What is a resource?
A resource is a material which meets a need. In the case of research, resources are information or tools which help a researcher to conduct their research.
There are many different types of resources for research in Celtic Languages and Literatures, in a wide variety of forms and media.
A primary source is information created as a utilitarian or creative part of life and is a first-hand account of life. Primary sources include literary texts, archive records, manuscripts, newspapers, autobiographies, audiovisual recordings, photographs, performances, and artworks, as well as research articles, raw data, reports, and studies.
A secondary source is information written about primary materials. They describe, analyze, interpret, and discuss raw data or information. Commentaries, analyses, criticisms, and reference materials are all secondary sources.
In a sense, primary sources are the information created in the course of living, and secondary sources are the analysis and interpretation of that information. The distinction is important in understanding the perspective of a piece of information; whether it is direct or indirect.
A reference material is an information source which provides basic or background information on something and, often, provides information about how to find further information sources. Types of reference materials are almanacs, atlases, bibliographies, biographies, chronologies, dictionaries, directories, encyclopedias, handbooks, and indexes.
Can a source be trusted?
Resources have different types of authority and can be reliable for different types of information.
Primary materials have the authority of being direct and original sources of information.
A scholarly publication is information written by someone who is considered knowledgeable in a certain field or on a specific subject or question, and who is considered to both possess integrity and to be a reliable source of information. Scholarly publications are usually written for experts in a field and are monitored and critiqued by other experts in the field, and have the authority of recognized expertise.
There are many sources of information which are written for the general public. These may draw upon research and expert knowledge, but information is presented in a condensed and simplified way so as to be more widely understandable. These materials can be reliable sources of information. Moreover, they can reliable sources of information about specific voices and opinions.
Any piece of information can be used in research as long as it is understood and analyzed in the context of its creation and purpose.
Sources of Folklore Materials
Folklore is...well, everything. So, folklore can be found everywhere. The songs and games that children play in the playground, the music or wall art on the street, the joke your co-worker tells at the coffee maker, a meal with your community. Anything and everything that makes us, us. How we think, act, what we believe, say, do. The best way to find folklore is to just keep your eyes open; be curious!
A folklorist's mindset is never dismissive: "That's weird. Why do you do that?". But rather, a folklorist is curious and ready to listen, learn, and understand: "That's different. Tell me why you do that?".

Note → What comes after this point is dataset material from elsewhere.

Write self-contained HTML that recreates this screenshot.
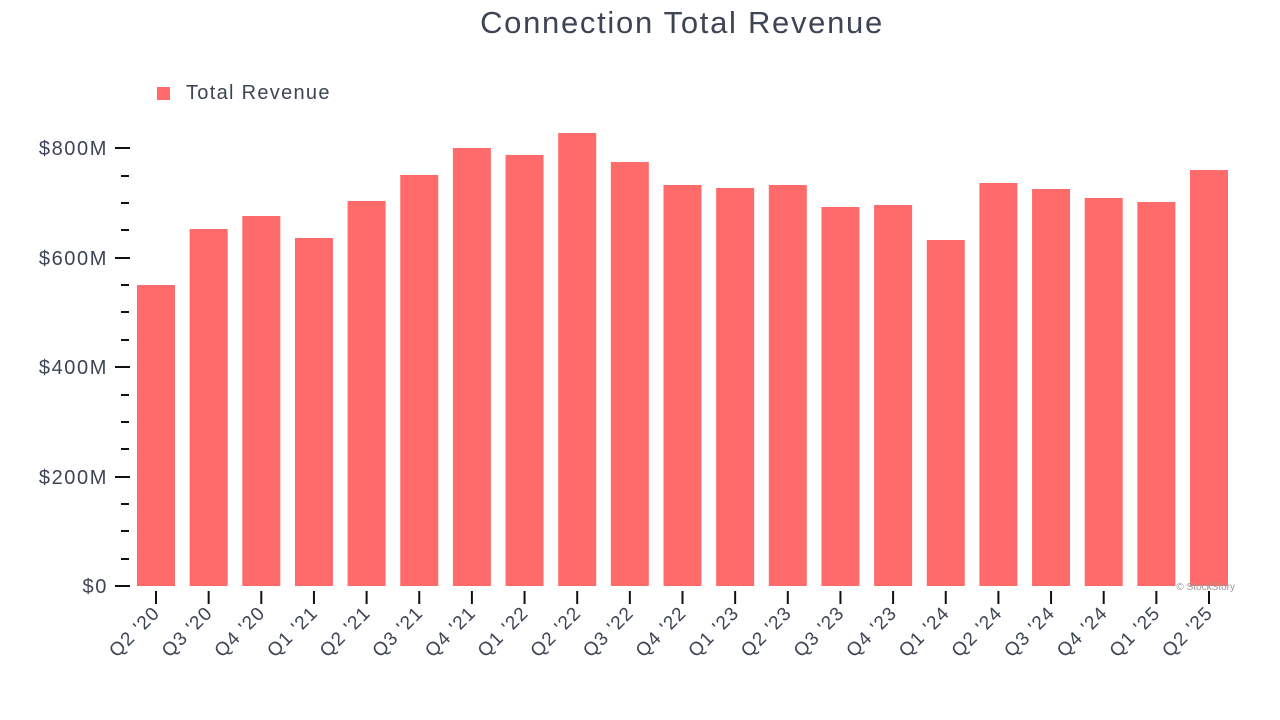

There are two main places to find folklore and studies of folklore. Fields which study any aspect of culture will encounter, and thus, study folklore, though it may not be recognized as such. Literary Studies, History, Anthropology, Sociology, Human Geography, Cultural Studies, Arts, etc. all research and collect data about culture and work in these fields are wonderful sources for helping to study and understand folklore. In addition, institutions such as archives and museums, which collect the records and material culture of societies, are significant locations of collections of folklore materials. The second primary source for folklore materials are the communities themselves, through observation of and engagement with the folklore itself.